Rwanda President Paul Kagame has announced to fellow countrymen the government may start taxing church offerings as part of ongoing efforts to tame rogue preachers exploiting congregants.
The development comes in the wake of the wide-scale closure of nearly 8,000 churches in the country which authorities said failed to meet regulatory requirements.
The Rwanda Governance Board (RGB), the country’s religious organisations regulatory body, said 59.3 per cent of over 13,000 churches inspected over the past one month were operating illegally and did not meet infrastructural requirements.
Speaking this past week in his first public address after his swearing-in, Kagame said the government is mulling over the idea of cracking the whip on rogue preachers by taxing whatever they collect from their followers.
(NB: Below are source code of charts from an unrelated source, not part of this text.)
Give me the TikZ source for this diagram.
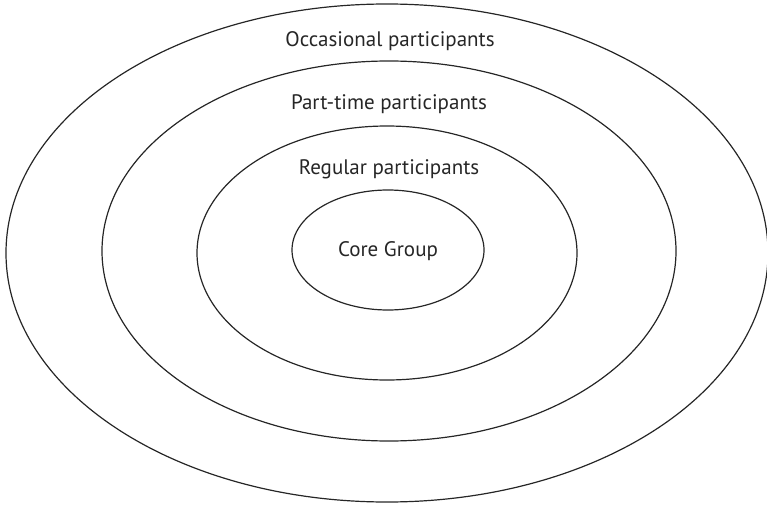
\documentclass[tikz,border=0pt]{standalone}
\usepackage{fontspec}
\setmainfont{PT Sans}
\begin{document}
\begin{tikzpicture}[x=1pt,y=-1pt,
  ring/.style={draw=black!85,line width=1.2pt},
  lbl/.style={font=\fontsize{21}{24}\selectfont,text=black!85,inner sep=0pt,anchor=base}]
\useasboundingbox (0,0) rectangle (767,505);
\draw[ring] (387,253) ellipse [x radius=381, y radius=249];
\draw[ring] (389,251) ellipse [x radius=287, y radius=190];
\draw[ring] (387,253) ellipse [x radius=190, y radius=127];
\draw[ring] (388,250) ellipse [x radius=96, y radius=60];
\node[lbl] (occ) at (390,47) {Occasional participants};
\node[lbl] (part) at (389,110) {Part-time participants};
\node[lbl] (reg) at (389,175) {Regular participants};
\node[lbl] (core) at (388,256) {Core Group};
\end{tikzpicture}
\end{document}
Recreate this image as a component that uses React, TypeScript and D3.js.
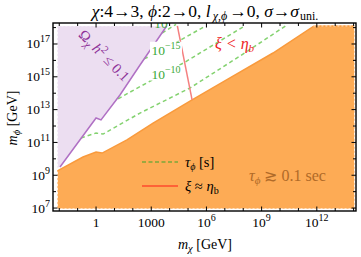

“These unscrupulous people who use religion and churches to manipulate and fleece people of their money and other things, will force us to introduce a tax, so churches pay tax on the money they get from people,” he said.
“If truth is to be told, these mushrooming churches are just there to squeeze even the last penny from poor Rwandans, as those who own them enrich themselves,” Kagame, who has maintained that preachers must have a degree in Theology, added.
He was speaking on Wednesday last week after presiding over the swearing-in of re-appointed Prime Minister, Edouard Ngirente, and new members of parliament.
Kagame said cases, where some churches exhibit extremist tendencies, have been witnessed by way of cult leaders leading followers to their graves by brainwashing them to starve to death.
“It has happened in other countries,” he said in an apparent reference to Kenya where Pastor Paul Mackenzie is battling a court case over multiple deaths of his followers in Shakahola forest, Kilifi county.
Mackenzie is accused of allegedly indoctrinating and manipulating his Good News International Church congregants to starve to death so they could meet Jesus.
More than 400 people have been confirmed to have died and buried in shallow mass graves in the expansive Chakama Ranch within the Shakahola forest.
As part of interventions to avert similar occurrences in the future, the Kenyan government has initiated plans to tame unscrupulous preachers from taking advantage of their followers.
In its final report, the presidential task force mandated to review the legal and regulatory framework governing religious organisations in Kenya has proposed a number of stringent measures to tame rogue preachers.
The Rev Mutava Musyimi-led team has in the draft Religious Organisations Bill, 2024, proposed a Sh5 million fine or 10-year jail term for preachers who fraudulently obtain money from their followers.
The taskforce proposed the creation of the Religious Affairs Commission and stipulated tough registration criteria and vetting of religious organisations and umbrella bodies.
The bill, if enacted, will require all religious groups to have constitutions, have their leaders elected or appointed and have their financial records filed and scrutinised by the government annually.